• [EXERCISE]
Give an exact copy of every line, leaving images out.

• [DATA IN THIS EXERCISE]
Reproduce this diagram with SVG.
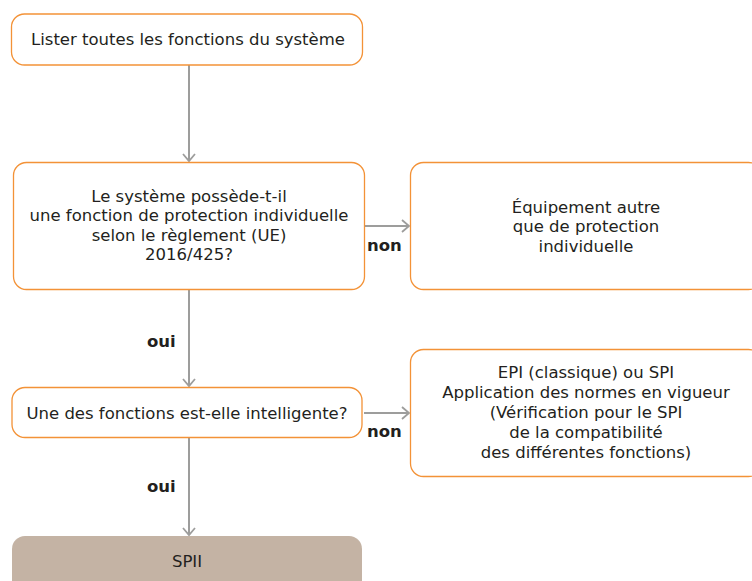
<svg xmlns="http://www.w3.org/2000/svg" width="752" height="581" viewBox="0 0 752 581">
<style>
.box{fill:#fff;stroke:#f39237;stroke-width:1.3}
.final{fill:#c4b3a4;stroke:none}
.t{font-family:"DejaVu Sans",sans-serif;font-size:16.5px;fill:#231f20;text-anchor:middle}
.lbl{font-family:"DejaVu Sans",sans-serif;font-size:16.5px;font-weight:bold;fill:#231f20}
.c{stroke:#9d9d9c;stroke-width:2;fill:none}
</style>
<defs>
<marker id="ah" markerWidth="12" markerHeight="14" refX="9" refY="7" orient="auto" markerUnits="userSpaceOnUse">
<path d="M2,1 L9,7 L2,13" fill="none" stroke="#9d9d9c" stroke-width="1.8"/>
</marker>
</defs>
<g id="connectors">
<line class="c" x1="189" y1="65" x2="189" y2="161" marker-end="url(#ah)"/>
<line class="c" x1="364" y1="226" x2="409" y2="226" marker-end="url(#ah)"/>
<line class="c" x1="189" y1="290" x2="189" y2="386" marker-end="url(#ah)"/>
<line class="c" x1="364" y1="413" x2="409" y2="413" marker-end="url(#ah)"/>
<line class="c" x1="189" y1="438" x2="189" y2="535" marker-end="url(#ah)"/>
<text class="lbl" x="367" y="251">non</text>
<text class="lbl" x="147" y="347">oui</text>
<text class="lbl" x="367" y="437">non</text>
<text class="lbl" x="147" y="492">oui</text>
</g>
<g id="n1">
<rect class="box" x="11.5" y="14" width="351" height="51" rx="13"/>
<text class="t" x="188" y="45">Lister toutes les fonctions du système</text>
</g>
<g id="n2">
<rect class="box" x="13.5" y="162.5" width="351" height="127" rx="13"/>
<text class="t" x="189" y="202">Le système possède-t-il<tspan x="189" dy="19.3">une fonction de protection individuelle</tspan><tspan x="189" dy="19.3">selon le règlement (UE)</tspan><tspan x="189" dy="19.3">2016/425?</tspan></text>
</g>
<g id="n3">
<rect class="box" x="410.5" y="162.5" width="351" height="127" rx="13"/>
<text class="t" x="586" y="213">Équipement autre<tspan x="586" dy="19.3">que de protection</tspan><tspan x="586" dy="19.3">individuelle</tspan></text>
</g>
<g id="n4">
<rect class="box" x="12" y="387.5" width="350" height="50" rx="13"/>
<text class="t" x="187" y="419">Une des fonctions est-elle intelligente?</text>
</g>
<g id="n5">
<rect class="box" x="410.5" y="349.5" width="351" height="127" rx="13"/>
<text class="t" x="586" y="378">EPI (classique) ou SPI<tspan x="586" dy="20">Application des normes en vigueur</tspan><tspan x="586" dy="20">(Vérification pour le SPI</tspan><tspan x="586" dy="20">de la compatibilité</tspan><tspan x="586" dy="20">des différentes fonctions)</tspan></text>
</g>
<g id="n6">
<rect class="final" x="12" y="536" width="350" height="60" rx="13"/>
<text class="t" x="187" y="567">SPII</text>
</g>
</svg>
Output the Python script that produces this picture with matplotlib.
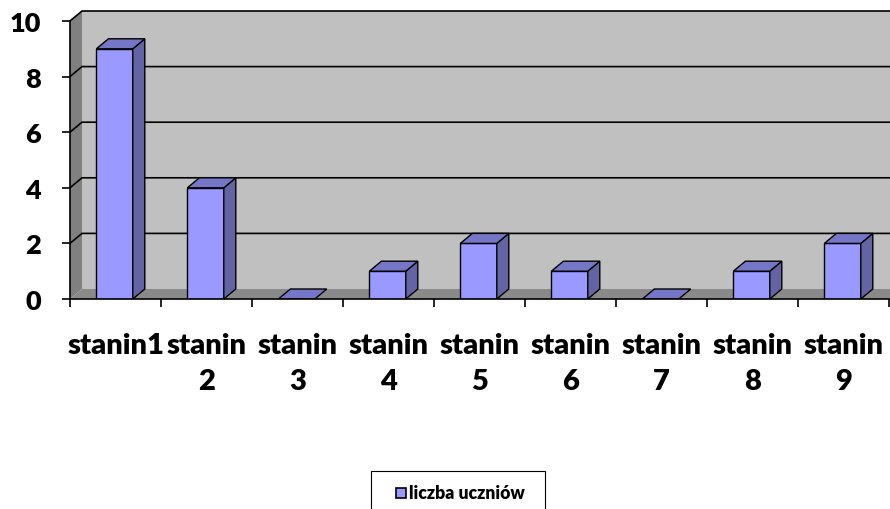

• [WORKED SOLUTION]
Reproduce this diagram with SVG.
<svg xmlns="http://www.w3.org/2000/svg" width="752" height="581" viewBox="0 0 752 581">
<style>
.box{fill:#fff;stroke:#f39237;stroke-width:1.3}
.final{fill:#c4b3a4;stroke:none}
.t{font-family:"DejaVu Sans",sans-serif;font-size:16.5px;fill:#231f20;text-anchor:middle}
.lbl{font-family:"DejaVu Sans",sans-serif;font-size:16.5px;font-weight:bold;fill:#231f20}
.c{stroke:#9d9d9c;stroke-width:2;fill:none}
</style>
<defs>
<marker id="ah" markerWidth="12" markerHeight="14" refX="9" refY="7" orient="auto" markerUnits="userSpaceOnUse">
<path d="M2,1 L9,7 L2,13" fill="none" stroke="#9d9d9c" stroke-width="1.8"/>
</marker>
</defs>
<g id="connectors">
<line class="c" x1="189" y1="65" x2="189" y2="161" marker-end="url(#ah)"/>
<line class="c" x1="364" y1="226" x2="409" y2="226" marker-end="url(#ah)"/>
<line class="c" x1="189" y1="290" x2="189" y2="386" marker-end="url(#ah)"/>
<line class="c" x1="364" y1="413" x2="409" y2="413" marker-end="url(#ah)"/>
<line class="c" x1="189" y1="438" x2="189" y2="535" marker-end="url(#ah)"/>
<text class="lbl" x="367" y="251">non</text>
<text class="lbl" x="147" y="347">oui</text>
<text class="lbl" x="367" y="437">non</text>
<text class="lbl" x="147" y="492">oui</text>
</g>
<g id="n1">
<rect class="box" x="11.5" y="14" width="351" height="51" rx="13"/>
<text class="t" x="188" y="45">Lister toutes les fonctions du système</text>
</g>
<g id="n2">
<rect class="box" x="13.5" y="162.5" width="351" height="127" rx="13"/>
<text class="t" x="189" y="202">Le système possède-t-il<tspan x="189" dy="19.3">une fonction de protection individuelle</tspan><tspan x="189" dy="19.3">selon le règlement (UE)</tspan><tspan x="189" dy="19.3">2016/425?</tspan></text>
</g>
<g id="n3">
<rect class="box" x="410.5" y="162.5" width="351" height="127" rx="13"/>
<text class="t" x="586" y="213">Équipement autre<tspan x="586" dy="19.3">que de protection</tspan><tspan x="586" dy="19.3">individuelle</tspan></text>
</g>
<g id="n4">
<rect class="box" x="12" y="387.5" width="350" height="50" rx="13"/>
<text class="t" x="187" y="419">Une des fonctions est-elle intelligente?</text>
</g>
<g id="n5">
<rect class="box" x="410.5" y="349.5" width="351" height="127" rx="13"/>
<text class="t" x="586" y="378">EPI (classique) ou SPI<tspan x="586" dy="20">Application des normes en vigueur</tspan><tspan x="586" dy="20">(Vérification pour le SPI</tspan><tspan x="586" dy="20">de la compatibilité</tspan><tspan x="586" dy="20">des différentes fonctions)</tspan></text>
</g>
<g id="n6">
<rect class="final" x="12" y="536" width="350" height="60" rx="13"/>
<text class="t" x="187" y="567">SPII</text>
</g>
</svg>
Output the Python script that produces this picture with matplotlib.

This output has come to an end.